---------- Provided material
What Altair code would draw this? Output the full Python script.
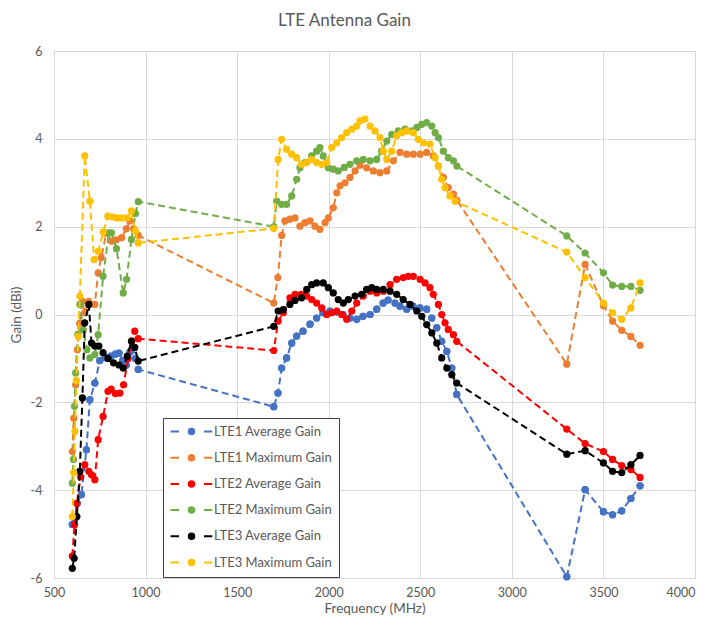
import altair as alt
import pandas as pd

series_names = ["LTE1 Average Gain", "LTE1 Maximum Gain", "LTE2 Average Gain",
                "LTE2 Maximum Gain", "LTE3 Average Gain", "LTE3 Maximum Gain"]
series_colors = ["#4472C4", "#ED7D31", "#FF0000", "#70AD47", "#000000", "#FFC000"]

x_ticks = [500, 1000, 1500, 2000, 2500, 3000, 3500, 4000]
y_ticks = [-6, -4, -2, 0, 2, 4, 6]

high_band_freq = [3300, 3400, 3500, 3550, 3600, 3650, 3700]

# LTE1 Average Gain
lte1_avg_low_freq = [600, 614, 627, 650, 677, 696, 723, 750, 780, 810, 835, 855, 875, 895, 915, 930, 945, 960]
lte1_avg_low_gain = [-4.78, -4.64, -4.3, -4.1, -3.08, -1.94, -1.56, -1.05, -0.98, -0.95, -0.9, -0.88, -1.05, -1.15, -0.85, -0.75, -1.0, -1.25]
lte1_avg_mid_freq = [1700, 1723, 1743, 1770, 1798, 1825, 1860, 1898, 1934, 1969, 2007, 2044, 2078, 2116, 2153, 2187,
                     2226, 2262, 2297, 2324, 2362, 2389, 2426, 2460, 2498, 2535, 2563, 2590, 2617, 2645, 2672, 2699]
lte1_avg_mid_gain = [-2.1, -1.79, -1.22, -0.99, -0.65, -0.49, -0.38, -0.22, -0.08, 0.04, 0.08, 0.06, 0.0, -0.08, -0.11, -0.04,
                     0.0, 0.12, 0.26, 0.33, 0.26, 0.19, 0.12, 0.19, 0.15, 0.12, -0.08, -0.3, -0.61, -0.84, -1.22, -1.82]
lte1_avg_high_gain = [-5.97, -3.99, -4.49, -4.56, -4.47, -4.19, -3.9]

# LTE1 Maximum Gain
lte1_max_low_freq = [600, 608, 618, 628, 640, 655, 668, 690, 723, 741, 758, 785, 814, 840, 869, 895, 914, 935, 960]
lte1_max_low_gain = [-3.12, -2.36, -1.6, -0.8, -0.2, 0.3, 0.04, 0.3, 0.23, 0.95, 1.3, 1.85, 1.67, 1.7, 1.75, 1.95, 2.13, 1.95, 1.8]
lte1_max_mid_freq = [1700, 1722, 1743, 1761, 1788, 1816, 1843, 1870, 1898, 1925, 1952, 1980, 1998, 2025, 2044, 2062, 2089, 2116,
                     2144, 2171, 2207, 2244, 2280, 2317, 2353, 2389, 2426, 2462, 2499, 2535, 2571, 2599, 2626, 2653, 2681, 2700]
lte1_max_mid_gain = [0.26, 0.84, 1.8, 2.13, 2.17, 2.2, 2.01, 2.09, 2.13, 2.01, 1.94, 2.09, 2.2, 2.43, 2.77, 2.93, 3.0, 3.12,
                     3.27, 3.4, 3.34, 3.27, 3.23, 3.27, 3.5, 3.69, 3.65, 3.65, 3.65, 3.69, 3.61, 3.38, 3.12, 2.89, 2.74, 2.6]
lte1_max_high_gain = [-1.13, 1.14, 0.2, -0.15, -0.36, -0.5, -0.7]

# LTE2 Average Gain
lte2_avg_low_freq = [600, 612, 625, 645, 668, 690, 705, 723, 741, 768, 795, 812, 835, 860, 880, 905, 925, 941, 960]
lte2_avg_low_gain = [-5.5, -4.79, -4.3, -3.7, -3.42, -3.57, -3.65, -3.76, -2.85, -2.32, -1.75, -1.7, -1.8, -1.79, -1.6, -1.0, -0.6, -0.38, -0.55]
lte2_avg_mid_freq = [1700, 1724, 1752, 1788, 1816, 1850, 1880, 1907, 1934, 1962, 1989, 2016, 2044, 2071, 2098, 2126, 2153, 2189,
                     2226, 2262, 2298, 2335, 2371, 2407, 2435, 2462, 2499, 2526, 2553, 2571, 2599, 2617, 2635, 2653, 2681, 2699]
lte2_avg_mid_gain = [-0.82, -0.15, 0.04, 0.38, 0.46, 0.46, 0.42, 0.34, 0.26, 0.15, 0.0, 0.04, 0.08, 0.0, -0.11, 0.08, 0.26, 0.42,
                     0.53, 0.49, 0.53, 0.68, 0.8, 0.84, 0.87, 0.87, 0.8, 0.72, 0.61, 0.46, 0.23, 0.0, -0.19, -0.34, -0.46, -0.61]
lte2_avg_high_gain = [-2.61, -2.94, -3.12, -3.3, -3.44, -3.53, -3.71]

# LTE2 Maximum Gain
lte2_max_low_freq = [600, 606, 612, 618, 630, 641, 660, 680, 696, 723, 741, 768, 800, 814, 841, 878, 896, 923, 945, 960]
lte2_max_low_gain = [-3.84, -3.3, -2.09, -1.33, -0.45, 0.23, -0.35, -0.8, -0.99, -0.91, -0.46, 0.87, 1.86, 1.86, 1.5, 0.49, 0.8, 1.71, 2.3, 2.57]
lte2_max_mid_freq = [1700, 1716, 1743, 1770, 1798, 1825, 1843, 1870, 1907, 1934, 1952, 1970, 1998, 2025, 2052, 2085, 2116, 2153, 2189,
                     2226, 2262, 2289, 2317, 2344, 2380, 2417, 2453, 2481, 2508, 2535, 2563, 2581, 2599, 2626, 2653, 2681, 2700]
lte2_max_mid_gain = [2.0, 2.58, 2.51, 2.51, 2.7, 3.08, 3.34, 3.46, 3.61, 3.72, 3.8, 3.61, 3.34, 3.31, 3.27, 3.35, 3.42, 3.5, 3.53,
                     3.5, 3.53, 3.72, 3.95, 4.1, 4.18, 4.22, 4.18, 4.26, 4.33, 4.37, 4.29, 4.14, 4.03, 3.72, 3.57, 3.5, 3.38]
lte2_max_high_gain = [1.79, 1.4, 0.95, 0.67, 0.64, 0.64, 0.55]

# LTE3 Average Gain
lte3_avg_low_freq = [600, 610, 625, 641, 655, 668, 690, 705, 723, 745, 768, 795, 825, 855, 878, 900, 923, 941, 960]
lte3_avg_low_gain = [-5.78, -5.55, -4.6, -3.57, -1.9, -0.19, 0.23, -0.65, -0.72, -0.72, -0.87, -1.0, -1.1, -1.15, -1.22, -0.95, -0.61, -0.75, -1.06]
lte3_avg_mid_freq = [1700, 1724, 1752, 1788, 1816, 1852, 1880, 1907, 1934, 1970, 1998, 2025, 2052, 2080, 2107, 2144, 2180,
                     2207, 2235, 2262, 2298, 2335, 2371, 2407, 2444, 2481, 2508, 2535, 2563, 2590, 2617, 2645, 2672, 2699]
lte3_avg_mid_gain = [-0.27, 0.08, 0.11, 0.23, 0.32, 0.38, 0.57, 0.68, 0.72, 0.72, 0.61, 0.49, 0.34, 0.26, 0.34, 0.42, 0.46,
                     0.57, 0.61, 0.57, 0.57, 0.53, 0.46, 0.34, 0.23, 0.08, -0.04, -0.23, -0.42, -0.65, -0.99, -1.22, -1.37, -1.56]
lte3_avg_high_gain = [-3.18, -3.1, -3.38, -3.57, -3.6, -3.42, -3.21]

# LTE3 Maximum Gain
lte3_max_low_freq = [600, 608, 614, 622, 632, 641, 668, 696, 719, 741, 769, 794, 820, 845, 870, 900, 923, 945, 960]
lte3_max_low_gain = [-4.6, -3.6, -2.66, -1.5, -0.5, 0.42, 3.61, 2.58, 1.25, 1.44, 1.88, 2.24, 2.22, 2.2, 2.2, 2.2, 2.36, 1.9, 1.63]
lte3_max_mid_freq = [1700, 1724, 1743, 1770, 1798, 1825, 1852, 1880, 1907, 1934, 1962, 1989, 2016, 2044, 2071, 2098, 2126, 2153,
                     2171, 2198, 2226, 2253, 2280, 2298, 2317, 2344, 2371, 2399, 2426, 2462, 2489, 2517, 2553, 2581, 2599,
                     2617, 2635, 2662, 2690]
lte3_max_mid_gain = [1.96, 3.53, 3.99, 3.76, 3.65, 3.57, 3.42, 3.46, 3.53, 3.46, 3.42, 3.46, 3.8, 3.91, 4.03, 4.14, 4.22, 4.29,
                     4.41, 4.45, 4.29, 4.18, 4.03, 3.72, 3.53, 3.72, 4.07, 4.14, 4.18, 4.14, 3.99, 3.91, 3.88, 3.57, 3.38,
                     3.08, 2.89, 2.7, 2.58]
lte3_max_high_gain = [1.42, 0.84, 0.26, 0.04, -0.11, 0.15, 0.72]

series_parts = [
    (lte1_avg_low_freq, lte1_avg_low_gain, lte1_avg_mid_freq, lte1_avg_mid_gain, lte1_avg_high_gain),
    (lte1_max_low_freq, lte1_max_low_gain, lte1_max_mid_freq, lte1_max_mid_gain, lte1_max_high_gain),
    (lte2_avg_low_freq, lte2_avg_low_gain, lte2_avg_mid_freq, lte2_avg_mid_gain, lte2_avg_high_gain),
    (lte2_max_low_freq, lte2_max_low_gain, lte2_max_mid_freq, lte2_max_mid_gain, lte2_max_high_gain),
    (lte3_avg_low_freq, lte3_avg_low_gain, lte3_avg_mid_freq, lte3_avg_mid_gain, lte3_avg_high_gain),
    (lte3_max_low_freq, lte3_max_low_gain, lte3_max_mid_freq, lte3_max_mid_gain, lte3_max_high_gain),
]

rows = []
for idx, (name, parts) in enumerate(zip(series_names, series_parts)):
    lf, lg, mf, mg, hg = parts
    freqs = list(lf) + list(mf) + list(high_band_freq)
    gains = list(lg) + list(mg) + list(hg)
    for f, g in zip(freqs, gains):
        rows.append({"series": name, "idx": idx, "freq": f, "gain": g})
df = pd.DataFrame(rows)

FONT = "Lato"
TXT = "#595959"

color_scale = alt.Scale(domain=series_names, range=series_colors)

# dash - dot - dash legend glyph (unit = half of sqrt(symbolSize) = 5 px)
legend_symbol = ("M-4.2,0L-2.5,0M2.5,0L4.15,0"
                 "M-0.55,0A0.55,0.55,0,1,1,0.55,0A0.55,0.55,0,1,1,-0.55,0Z")

legend = alt.Legend(
    title=None,
    orient="none",
    legendX=109,
    legendY=367,
    symbolType=legend_symbol,
    symbolSize=100,
    symbolStrokeWidth=2,
    symbolOffset=15,
    labelFont=FONT,
    labelFontSize=13,
    labelColor=TXT,
    labelOffset=16,
    rowPadding=11.2,
    padding=7,
    strokeColor="#404040",
    fillColor="#FFFFFF",
)

x_enc = alt.X("freq:Q",
              scale=alt.Scale(domain=[500, 4000], nice=False, zero=False),
              axis=alt.Axis(values=x_ticks, title="Frequency (MHz)", grid=True,
                            gridColor="#D9D9D9", domain=False, ticks=False,
                            format="d", labelFlush=False,
                            labelAlign=alt.condition("datum.value == 4000",
                                                     alt.value("right"), alt.value("center")),
                            labelFont=FONT, labelFontSize=12.5, labelColor=TXT,
                            labelPadding=8, titleFont=FONT, titleFontSize=13.5,
                            titleFontWeight="normal", titleColor=TXT, titlePadding=3))
y_enc = alt.Y("gain:Q",
              scale=alt.Scale(domain=[-6, 6], nice=False),
              axis=alt.Axis(values=y_ticks, title="Gain (dBi)", grid=True,
                            gridColor="#D9D9D9", domain=False, ticks=False,
                            labelExpr="'' + datum.value", labelFlush=False,
                            labelFont=FONT, labelFontSize=12.5, labelColor=TXT,
                            labelPadding=12, titleFont=FONT, titleFontSize=13.5,
                            titleFontWeight="normal", titleColor=TXT, titlePadding=7))
color_enc = alt.Color("series:N", scale=color_scale, legend=legend)

layers = []
for i, name in enumerate(series_names):
    base = alt.Chart(df).transform_filter(alt.datum.series == name)
    pts = base.mark_circle(size=52, opacity=1).encode(
        x=x_enc, y=y_enc, color=color_enc)
    line = base.mark_line(strokeDash=[7, 4], strokeWidth=2).encode(
        x=x_enc, y=y_enc, color=color_enc, order="freq:Q")
    if i == 0:
        layers.append(pts)
    layers.append(line)
    layers.append(pts)

chart = alt.layer(*layers).properties(
    width=641,
    height=527,
    autosize=alt.AutoSizeParams(type="none"),
    padding={"left": 46, "top": 43, "right": 4, "bottom": 43},
    title=alt.TitleParams("LTE Antenna Gain", font=FONT, fontSize=17,
                          fontWeight="normal", color=TXT, anchor="middle",
                          dx=-30, offset=15),
).configure_view(strokeWidth=0).configure(background="#FFFFFF")

chart.save("out.html", embed_options={"renderer": "svg", "actions": False})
--------------------
Your goal: Return exactly what appears from the opening line of the material through the line with "high_band_freq = [3300, 3400, 3500, 3550, 3600, 3650, 3700]", apart from the pictures.

Full answer:
What Altair code would draw this? Output the full Python script.
import altair as alt
import pandas as pd

series_names = ["LTE1 Average Gain", "LTE1 Maximum Gain", "LTE2 Average Gain",
                "LTE2 Maximum Gain", "LTE3 Average Gain", "LTE3 Maximum Gain"]
series_colors = ["#4472C4", "#ED7D31", "#FF0000", "#70AD47", "#000000", "#FFC000"]

x_ticks = [500, 1000, 1500, 2000, 2500, 3000, 3500, 4000]
y_ticks = [-6, -4, -2, 0, 2, 4, 6]

high_band_freq = [3300, 3400, 3500, 3550, 3600, 3650, 3700]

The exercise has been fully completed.